**GOAL**
The line containing "bottom += pct" marks the end: extract everything from the first line of the data through that line, exactly, with no pictures.

**RECORDED INFORMATION**
+--
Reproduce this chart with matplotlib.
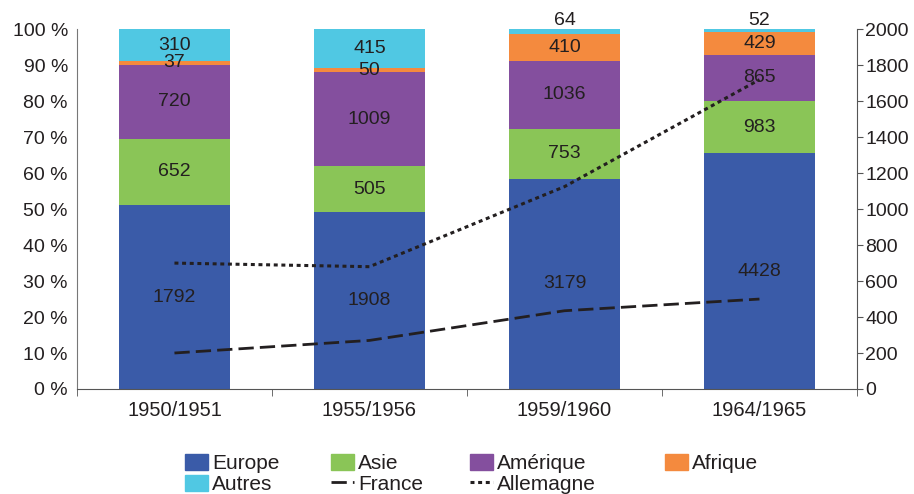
import matplotlib
matplotlib.use("Agg")
import matplotlib.pyplot as plt
import numpy as np
from matplotlib.patches import Patch
from matplotlib.lines import Line2D

plt.rcParams['font.family'] = ['Liberation Sans', 'DejaVu Sans']

categories = ["1950/1951", "1955/1956", "1959/1960", "1964/1965"]
europe = [1792, 1908, 3179, 4428]
asie = [652, 505, 753, 983]
amerique = [720, 1009, 1036, 865]
afrique = [37, 50, 410, 429]
autres = [310, 415, 64, 52]
france = [200, 270, 435, 500]
allemagne = [700, 680, 1125, 1720]

series = [("Europe", europe, "#3A5BA8"),
          ("Asie", asie, "#8AC557"),
          ("Amérique", amerique, "#844F9E"),
          ("Afrique", afrique, "#F48A3E"),
          ("Autres", autres, "#50C8E3")]

txt = "#231F20"
fig = plt.figure(figsize=(9.14, 4.94), dpi=100)
ax = fig.add_axes([0.0842, 0.2126, 0.8534, 0.7281])
x = np.arange(len(categories))
totals = np.sum([s[1] for s in series], axis=0)
bottom = np.zeros(len(categories))
for si, (name, vals, col) in enumerate(series):
    pct = np.array(vals) / totals * 100
    ax.bar(x, pct, 0.565, bottom=bottom, color=col, zorder=2)
    for xi, p, b, v in zip(x, pct, bottom, vals):
        yy = b + p / 2
        if si == len(series) - 1 and p < 1.5:
            yy = 102.4
        ax.text(xi, yy, str(v), ha="center", va="center", fontsize=14,
                color=txt, zorder=5, clip_on=False)
    bottom += pct

ax.set_xlim(-0.5, len(categories) - 0.5)
ax.set_ylim(0, 100)
ax.set_yticks(np.arange(0, 101, 10))
ax.set_yticklabels([f"{v} %" for v in range(0, 101, 10)], fontsize=14, color=txt)
ax.tick_params(axis="y", length=0, pad=6.5)
ax.set_xticks(x)
ax.set_xticklabels(categories, fontsize=14.5, color=txt)
ax.set_xticks(np.arange(-0.5, len(categories), 1), minor=True)
ax.tick_params(axis="x", which="major", length=0, pad=9)
ax.tick_params(axis="x", which="minor", length=5, color="#555555")
for s in ["top", "right"]:
    ax.spines[s].set_visible(False)
ax.spines["left"].set_color("#777777")
ax.spines["bottom"].set_color("#555555")

ax2 = ax.twinx()
ax2.set_ylim(0, 2000)
ax2.set_yticks(np.arange(0, 2001, 200))
ax2.tick_params(axis="y", labelsize=14, labelcolor=txt, length=4, color="#555555", pad=2)
for s in ["top", "left", "bottom"]:
    ax2.spines[s].set_visible(False)
ax2.spines["right"].set_color("#555555")
fr_style = dict(color="#231F20", lw=2.0, dashes=(5.5, 2.2))
al_style = dict(color="#231F20", lw=2.2, dashes=(1.3, 1.2))
ax2.plot(x, france, zorder=4, **fr_style)
ax2.plot(x, allemagne, zorder=4, **al_style)

cols = [
    ([Patch(color=series[0][2]), Patch(color=series[4][2])], ["Europe", "Autres"], 185),
    ([Patch(color=series[1][2]), Line2D([], [], **fr_style)], ["Asie", "France"], 331),
    ([Patch(color=series[2][2]), Line2D([], [], **al_style)], ["Amérique", "Allemagne"], 470),
    ([Patch(color=series[3][2])], ["Afrique"], 665),
]
for hs, ls, px in cols:
    fig.legend(hs, ls, loc="upper left", bbox_to_anchor=(px / 914, 1 - 454 / 494),
               frameon=False, fontsize=15, handlelength=1.1, handleheight=0.8,
               labelspacing=0.08, handletextpad=0.2, borderpad=0, borderaxespad=0,
               labelcolor=txt)

fig.savefig("out.png", dpi=100)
+--
**RESPONSE FOR THIS EXERCISE**
Reproduce this chart with matplotlib.
import matplotlib
matplotlib.use("Agg")
import matplotlib.pyplot as plt
import numpy as np
from matplotlib.patches import Patch
from matplotlib.lines import Line2D

plt.rcParams['font.family'] = ['Liberation Sans', 'DejaVu Sans']

categories = ["1950/1951", "1955/1956", "1959/1960", "1964/1965"]
europe = [1792, 1908, 3179, 4428]
asie = [652, 505, 753, 983]
amerique = [720, 1009, 1036, 865]
afrique = [37, 50, 410, 429]
autres = [310, 415, 64, 52]
france = [200, 270, 435, 500]
allemagne = [700, 680, 1125, 1720]

series = [("Europe", europe, "#3A5BA8"),
          ("Asie", asie, "#8AC557"),
          ("Amérique", amerique, "#844F9E"),
          ("Afrique", afrique, "#F48A3E"),
          ("Autres", autres, "#50C8E3")]

txt = "#231F20"
fig = plt.figure(figsize=(9.14, 4.94), dpi=100)
ax = fig.add_axes([0.0842, 0.2126, 0.8534, 0.7281])
x = np.arange(len(categories))
totals = np.sum([s[1] for s in series], axis=0)
bottom = np.zeros(len(categories))
for si, (name, vals, col) in enumerate(series):
    pct = np.array(vals) / totals * 100
    ax.bar(x, pct, 0.565, bottom=bottom, color=col, zorder=2)
    for xi, p, b, v in zip(x, pct, bottom, vals):
        yy = b + p / 2
        if si == len(series) - 1 and p < 1.5:
            yy = 102.4
        ax.text(xi, yy, str(v), ha="center", va="center", fontsize=14,
                color=txt, zorder=5, clip_on=False)
    bottom += pct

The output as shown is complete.